Changes in perceived filial obligation norms among coresident family caregivers in Japan

Gerontologist. 2014 Oct;54(5):797-807.
Authors: Tsutsui T, Muramatsu N, Higashino S.

From the accepted, unedited manuscript:

Purpose of the Study: Japan introduced a nationwide long-term care insurance (LTCI) system in 2000, making long-term care (LTC) a right for older adults regardless of income and family availability. To shed light on its implications for family caregiving, we investigated perceived filial obligation norms among coresident primary family caregivers before and after the policy change.
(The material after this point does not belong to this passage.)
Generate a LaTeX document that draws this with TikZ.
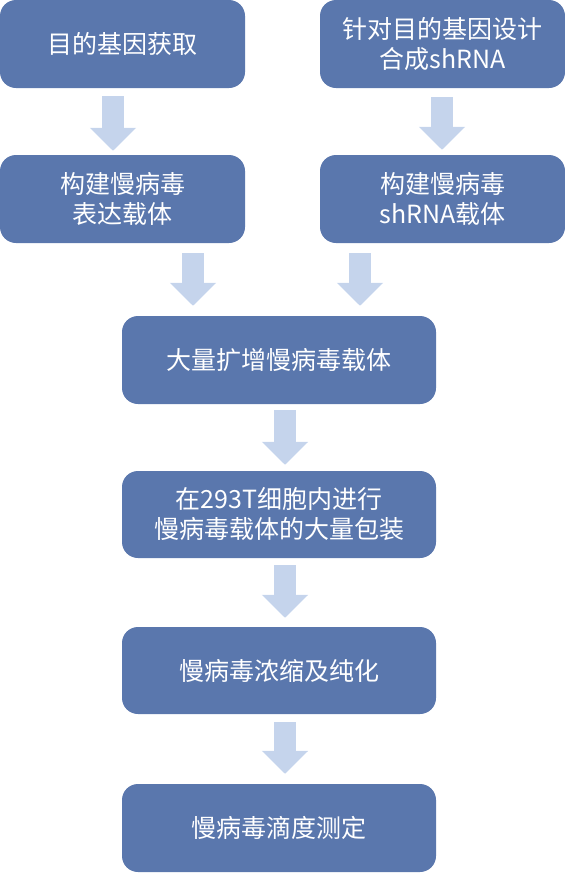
\documentclass[tikz,border=0pt]{standalone}
\usepackage{fontspec}
\setmainfont{Noto Sans CJK SC}
\usetikzlibrary{positioning,arrows.meta,calc}
\definecolor{boxblue}{HTML}{5A77AD}
\definecolor{arrblue}{HTML}{C5D4EC}
\tikzset{
  procbox/.style={rectangle,rounded corners=16pt,fill=boxblue,text=white,
    minimum width=245pt,minimum height=88pt,inner sep=0pt,align=center,
    font=\fontsize{25}{30}\selectfont},
  widebox/.style={procbox,minimum width=314pt},
  blkarr/.style={draw=arrblue,line width=22pt,-{Triangle[length=23pt,width=45pt]}},
}
\begin{document}
\begin{tikzpicture}[x=1pt,y=-1pt]
  \useasboundingbox (0,0) rectangle (565,873);
  % top row
  \node[procbox] (gene) at (122.5,44) {目的基因获取};
  \node[procbox] (shdes) at (442.5,44) {针对目的基因设计\\合成shRNA};
  \node[procbox] (expv) at (122.5,199) {构建慢病毒\\表达载体};
  \node[procbox] (shv) at (442.5,199) {构建慢病毒\\shRNA载体};
  % main column
  \node[widebox] (amp) at (279,360) {大量扩增慢病毒载体};
  \node[widebox,minimum height=87pt] (pack) at (279,514.5) {在293T细胞内进行\\慢病毒载体的大量包装};
  \node[widebox,minimum height=87pt] (conc) at (279,670.5) {慢病毒浓缩及纯化};
  \node[widebox] (titer) at (279,828) {慢病毒滴度测定};
  % block arrows
  \draw[blkarr] ([xshift=-9.5,yshift=-8]gene.south) -- ([xshift=-9.5,yshift=4]expv.north);
  \draw[blkarr] ([xshift=-0.5,yshift=-9]shdes.south) -- ([xshift=-0.5,yshift=5]shv.north);
  \draw[blkarr] ([xshift=70.5,yshift=-10]expv.south) -- ([xshift=-86,yshift=10]amp.north);
  \draw[blkarr] ([xshift=-82.5,yshift=-10]shv.south) -- ([xshift=81,yshift=10]amp.north);
  \draw[blkarr] ([xshift=6,yshift=-6]amp.south) -- ([xshift=6,yshift=6]pack.north);
  \draw[blkarr] ([xshift=6,yshift=-7]pack.south) -- ([xshift=6,yshift=9]conc.north);
  \draw[blkarr] ([xshift=6,yshift=-8]conc.south) -- ([xshift=6,yshift=10]titer.north);
\end{tikzpicture}
\end{document}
Design and Methods: Descriptive and multiple regression analyses were conducted to examine changes in perceived filial obligation norms and its subdimensions (financial, physical, and emotional support), using 2-wave panel survey data of coresident primary family caregivers (N = 611) in 1 city. The baseline survey was conducted in 1999, and a follow-up survey 2 years later. Results: On average, perceived filial obligation norms declined (p < .05). Daughters-in-law had the most significant declines (global and physical: p < .01, emotional: p < .05) among family caregivers. In particular, physical support, which Japan’s LTC reform targeted, declined significantly among daughters and daughters-in-law (p < .01). Multiple regression analysis indicated that daughters-in-law had significantly lower perceived filial obligation norms after the policy introduction than sons and daughters (p < .01 and p < .05, respectively), controlling for the baseline filial obligation and situational factors. Implications: Our research indicates declining roles of daughters-in-law in elder care during Japan’s LTCI system implementation period. Further international efforts are needed to design and implement longitudinal studies that help promote understanding of the interplay among national LTC policies, social changes, and caregiving norms and behaviors.